Supplied material |
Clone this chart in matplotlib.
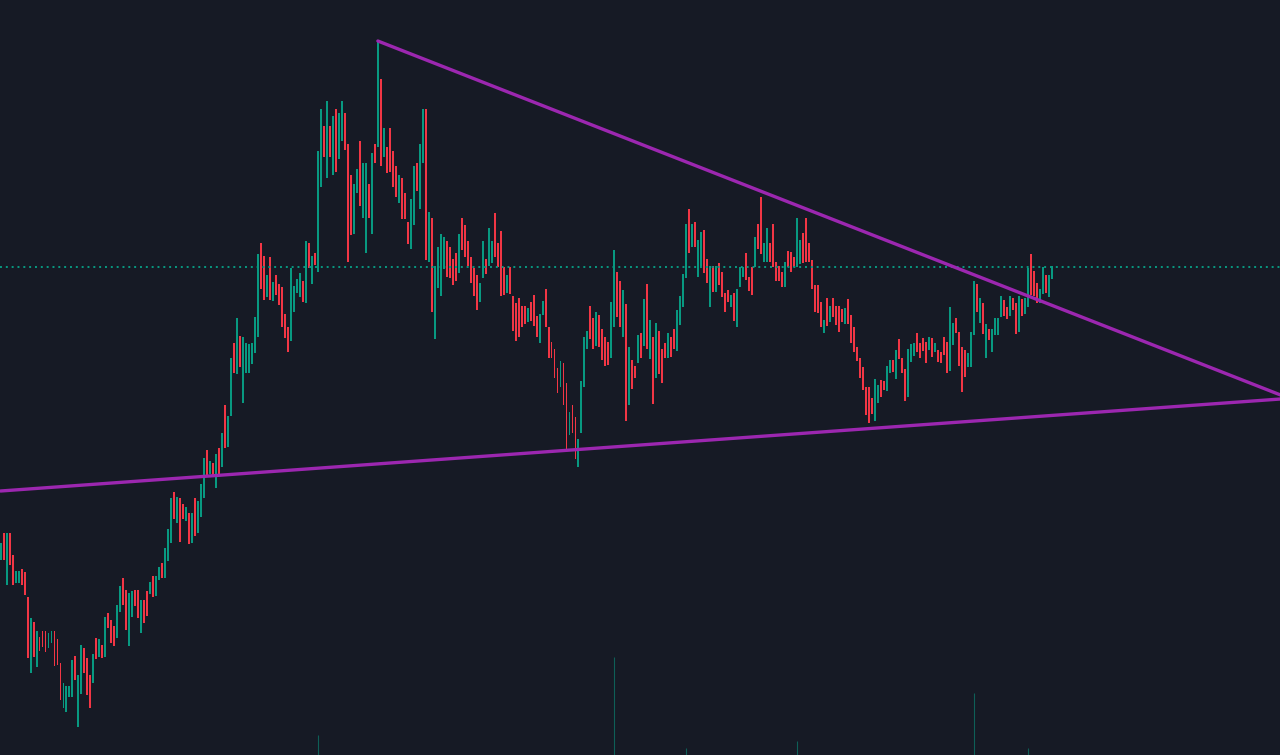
# %%
import matplotlib
matplotlib.use("Agg")
import matplotlib.pyplot as plt
import numpy as np

# %% candle data (price units, one bar per session)
opens = [195, 222, 170, 222, 200, 172, 172, 186, 183, 158, 82, 133, 88, 118, 124, 124, 107, 112, 124, 116,
         92, 47, 43, 58, 58, 99, 28, 61, 107, 97, 80, 72, 117, 98, 110, 98, 142, 135, 129, 117,
         143, 177, 165, 109, 138, 165, 165, 122, 155, 164, 161, 179, 159, 175, 192, 177, 194, 212, 263, 232,
         257, 251, 234, 242, 212, 257, 222, 238, 257, 305, 281, 292, 267, 307, 288, 350, 308, 339, 412, 381,
         419, 352, 382, 382, 391, 402, 418, 512, 499, 458, 498, 454, 480, 471, 468, 441, 428, 414, 443, 462,
         458, 474, 452, 512, 471, 502, 483, 568, 629, 577, 629, 580, 646, 596, 614, 642, 611, 580, 521, 562,
         614, 537, 502, 571, 521, 611, 608, 676, 598, 608, 627, 604, 589, 552, 577, 562, 533, 506, 530, 592,
         546, 592, 646, 493, 537, 416, 467, 459, 486, 514, 508, 496, 502, 482, 537, 530, 514, 498, 487, 480,
         453, 477, 496, 489, 492, 542, 512, 524, 488, 462, 488, 459, 452, 457, 449, 449, 433, 453, 460, 439,
         412, 440, 466, 428, 413, 406, 387, 368, 392, 372, 320, 350, 338, 288, 322, 368, 406, 449, 437, 409,
         440, 426, 418, 413, 397, 428, 483, 474, 418, 451, 350, 395, 389, 392, 422, 409, 471, 396, 418, 377,
         424, 406, 412, 397, 418, 426, 404, 430, 448, 477, 546, 508, 533, 478, 489, 525, 496, 448, 489, 463,
         492, 483, 462, 465, 448, 462, 428, 468, 478, 502, 478, 488, 488, 531, 558, 493, 493, 512, 531, 493,
         489, 483, 468, 504, 503, 498, 488, 491, 522, 537, 512, 495, 470, 470, 453, 422, 457, 433, 457, 449,
         449, 446, 431, 456, 440, 428, 408, 397, 388, 368, 368, 357, 334, 352, 375, 374, 364, 382, 395, 376,
         416, 397, 386, 358, 393, 399, 422, 412, 417, 413, 405, 417, 403, 405, 403, 418, 413, 384, 410, 437,
         423, 408, 405, 388, 388, 420, 471, 432, 452, 397, 426, 403, 420, 420, 438, 455, 448, 439, 457, 452,
         423, 456, 441, 448, 501, 484, 472, 452, 461, 480, 458, 476]
closes = [212, 195, 222, 190, 170, 184, 184, 170, 160, 97, 137, 98, 124, 104, 108, 103, 122, 124, 89, 90,
          55, 72, 69, 69, 95, 75, 80, 110, 82, 60, 47, 101, 96, 116, 97, 138, 127, 112, 109, 150,
          169, 150, 125, 162, 164, 149, 137, 155, 132, 139, 173, 158, 179, 188, 177, 207, 226, 257, 236, 258,
          213, 236, 248, 211, 242, 219, 254, 271, 297, 278, 294, 278, 301, 280, 322, 307, 339, 397, 382, 437,
          388, 418, 412, 411, 412, 438, 501, 466, 455, 480, 455, 473, 460, 450, 428, 417, 403, 487, 469, 476,
          482, 453, 514, 487, 499, 490, 604, 646, 598, 654, 598, 639, 583, 642, 654, 605, 493, 520, 571, 586,
          549, 592, 592, 537, 602, 592, 714, 589, 627, 582, 583, 568, 558, 580, 536, 536, 511, 556, 589, 564,
          611, 646, 495, 543, 443, 489, 508, 521, 518, 478, 477, 470, 474, 521, 505, 498, 489, 472, 459, 445,
          472, 514, 481, 527, 514, 498, 488, 459, 460, 480, 461, 424, 414, 418, 428, 431, 447, 434, 429, 418,
          441, 454, 428, 397, 397, 377, 362, 394, 350, 306, 343, 322, 296, 316, 374, 418, 424, 416, 406, 443,
          408, 395, 389, 390, 453, 505, 438, 428, 465, 334, 408, 366, 377, 420, 397, 456, 406, 435, 351, 432,
          381, 372, 397, 422, 398, 406, 445, 459, 481, 531, 502, 531, 508, 515, 523, 482, 472, 489, 463, 489,
          470, 458, 443, 453, 460, 434, 466, 488, 488, 475, 464, 460, 518, 506, 501, 512, 527, 493, 488, 474,
          474, 468, 493, 488, 483, 488, 537, 515, 492, 493, 493, 466, 443, 442, 428, 435, 429, 449, 438, 430,
          423, 433, 447, 431, 412, 403, 394, 377, 365, 340, 332, 341, 376, 370, 358, 365, 389, 395, 383, 405,
          396, 382, 354, 406, 411, 412, 403, 397, 404, 392, 418, 398, 412, 393, 392, 400, 382, 448, 432, 422,
          389, 363, 378, 402, 423, 474, 443, 457, 421, 431, 415, 426, 437, 437, 459, 439, 436, 459, 445, 421,
          459, 439, 457, 487, 460, 459, 452, 466, 488, 462, 480, 489]

# volume spikes (bar index, size)
vol_idx = [106, 205, 229, 266, 325, 343]
vol_size = [20, 98, 7, 14, 62, 7]

# trend lines (bar index, price)
upper_line = [(126, 714), (427.5, 360)]
lower_line = [(0, 264), (427.5, 356)]

# %% colours
bg = "#161a25"
up_col = "#089981"
down_col = "#f23645"
line_col = "#9c27b0"

# %% plot
fig = plt.figure(figsize=(12.8, 7.55), dpi=100, facecolor=bg)
ax = fig.add_axes([0, 0, 1, 1])
ax.set_facecolor(bg)

o = np.array(opens)
c = np.array(closes)
x = np.arange(len(o))
cols = np.where(c >= o, up_col, down_col)
ax.bar(x, c - o, bottom=o, width=0.65, color=cols, linewidth=0)

# volume
ax.vlines(vol_idx, 0, vol_size, color=up_col, alpha=0.55, linewidth=0.8)

# last price line
ax.axhline(closes[-1] - 1, color=up_col, linestyle=(0, (1, 2)), linewidth=1.4)

# triangle lines
for ln in (upper_line, lower_line):
    xs, ys = zip(*ln)
    ax.plot(xs, ys, color=line_col, linewidth=2.4, solid_capstyle="round")

ax.set_xlim(-0.2, 427.3)
ax.set_ylim(0, 755)
ax.axis("off")

fig.savefig("out.png", dpi=100, facecolor=bg)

Short exercise |
All the lines above are to be reproduced exactly, except the pictures.

Result of the exercise |
Clone this chart in matplotlib.
# %%
import matplotlib
matplotlib.use("Agg")
import matplotlib.pyplot as plt
import numpy as np

# %% candle data (price units, one bar per session)
opens = [195, 222, 170, 222, 200, 172, 172, 186, 183, 158, 82, 133, 88, 118, 124, 124, 107, 112, 124, 116,
         92, 47, 43, 58, 58, 99, 28, 61, 107, 97, 80, 72, 117, 98, 110, 98, 142, 135, 129, 117,
         143, 177, 165, 109, 138, 165, 165, 122, 155, 164, 161, 179, 159, 175, 192, 177, 194, 212, 263, 232,
         257, 251, 234, 242, 212, 257, 222, 238, 257, 305, 281, 292, 267, 307, 288, 350, 308, 339, 412, 381,
         419, 352, 382, 382, 391, 402, 418, 512, 499, 458, 498, 454, 480, 471, 468, 441, 428, 414, 443, 462,
         458, 474, 452, 512, 471, 502, 483, 568, 629, 577, 629, 580, 646, 596, 614, 642, 611, 580, 521, 562,
         614, 537, 502, 571, 521, 611, 608, 676, 598, 608, 627, 604, 589, 552, 577, 562, 533, 506, 530, 592,
         546, 592, 646, 493, 537, 416, 467, 459, 486, 514, 508, 496, 502, 482, 537, 530, 514, 498, 487, 480,
         453, 477, 496, 489, 492, 542, 512, 524, 488, 462, 488, 459, 452, 457, 449, 449, 433, 453, 460, 439,
         412, 440, 466, 428, 413, 406, 387, 368, 392, 372, 320, 350, 338, 288, 322, 368, 406, 449, 437, 409,
         440, 426, 418, 413, 397, 428, 483, 474, 418, 451, 350, 395, 389, 392, 422, 409, 471, 396, 418, 377,
         424, 406, 412, 397, 418, 426, 404, 430, 448, 477, 546, 508, 533, 478, 489, 525, 496, 448, 489, 463,
         492, 483, 462, 465, 448, 462, 428, 468, 478, 502, 478, 488, 488, 531, 558, 493, 493, 512, 531, 493,
         489, 483, 468, 504, 503, 498, 488, 491, 522, 537, 512, 495, 470, 470, 453, 422, 457, 433, 457, 449,
         449, 446, 431, 456, 440, 428, 408, 397, 388, 368, 368, 357, 334, 352, 375, 374, 364, 382, 395, 376,
         416, 397, 386, 358, 393, 399, 422, 412, 417, 413, 405, 417, 403, 405, 403, 418, 413, 384, 410, 437,
         423, 408, 405, 388, 388, 420, 471, 432, 452, 397, 426, 403, 420, 420, 438, 455, 448, 439, 457, 452,
         423, 456, 441, 448, 501, 484, 472, 452, 461, 480, 458, 476]
closes = [212, 195, 222, 190, 170, 184, 184, 170, 160, 97, 137, 98, 124, 104, 108, 103, 122, 124, 89, 90,
          55, 72, 69, 69, 95, 75, 80, 110, 82, 60, 47, 101, 96, 116, 97, 138, 127, 112, 109, 150,
          169, 150, 125, 162, 164, 149, 137, 155, 132, 139, 173, 158, 179, 188, 177, 207, 226, 257, 236, 258,
          213, 236, 248, 211, 242, 219, 254, 271, 297, 278, 294, 278, 301, 280, 322, 307, 339, 397, 382, 437,
          388, 418, 412, 411, 412, 438, 501, 466, 455, 480, 455, 473, 460, 450, 428, 417, 403, 487, 469, 476,
          482, 453, 514, 487, 499, 490, 604, 646, 598, 654, 598, 639, 583, 642, 654, 605, 493, 520, 571, 586,
          549, 592, 592, 537, 602, 592, 714, 589, 627, 582, 583, 568, 558, 580, 536, 536, 511, 556, 589, 564,
          611, 646, 495, 543, 443, 489, 508, 521, 518, 478, 477, 470, 474, 521, 505, 498, 489, 472, 459, 445,
          472, 514, 481, 527, 514, 498, 488, 459, 460, 480, 461, 424, 414, 418, 428, 431, 447, 434, 429, 418,
          441, 454, 428, 397, 397, 377, 362, 394, 350, 306, 343, 322, 296, 316, 374, 418, 424, 416, 406, 443,
          408, 395, 389, 390, 453, 505, 438, 428, 465, 334, 408, 366, 377, 420, 397, 456, 406, 435, 351, 432,
          381, 372, 397, 422, 398, 406, 445, 459, 481, 531, 502, 531, 508, 515, 523, 482, 472, 489, 463, 489,
          470, 458, 443, 453, 460, 434, 466, 488, 488, 475, 464, 460, 518, 506, 501, 512, 527, 493, 488, 474,
          474, 468, 493, 488, 483, 488, 537, 515, 492, 493, 493, 466, 443, 442, 428, 435, 429, 449, 438, 430,
          423, 433, 447, 431, 412, 403, 394, 377, 365, 340, 332, 341, 376, 370, 358, 365, 389, 395, 383, 405,
          396, 382, 354, 406, 411, 412, 403, 397, 404, 392, 418, 398, 412, 393, 392, 400, 382, 448, 432, 422,
          389, 363, 378, 402, 423, 474, 443, 457, 421, 431, 415, 426, 437, 437, 459, 439, 436, 459, 445, 421,
          459, 439, 457, 487, 460, 459, 452, 466, 488, 462, 480, 489]

# volume spikes (bar index, size)
vol_idx = [106, 205, 229, 266, 325, 343]
vol_size = [20, 98, 7, 14, 62, 7]

# trend lines (bar index, price)
upper_line = [(126, 714), (427.5, 360)]
lower_line = [(0, 264), (427.5, 356)]

# %% colours
bg = "#161a25"
up_col = "#089981"
down_col = "#f23645"
line_col = "#9c27b0"

# %% plot
fig = plt.figure(figsize=(12.8, 7.55), dpi=100, facecolor=bg)
ax = fig.add_axes([0, 0, 1, 1])
ax.set_facecolor(bg)

o = np.array(opens)
c = np.array(closes)
x = np.arange(len(o))
cols = np.where(c >= o, up_col, down_col)
ax.bar(x, c - o, bottom=o, width=0.65, color=cols, linewidth=0)

# volume
ax.vlines(vol_idx, 0, vol_size, color=up_col, alpha=0.55, linewidth=0.8)

# last price line
ax.axhline(closes[-1] - 1, color=up_col, linestyle=(0, (1, 2)), linewidth=1.4)

# triangle lines
for ln in (upper_line, lower_line):
    xs, ys = zip(*ln)
    ax.plot(xs, ys, color=line_col, linewidth=2.4, solid_capstyle="round")

ax.set_xlim(-0.2, 427.3)
ax.set_ylim(0, 755)
ax.axis("off")

fig.savefig("out.png", dpi=100, facecolor=bg)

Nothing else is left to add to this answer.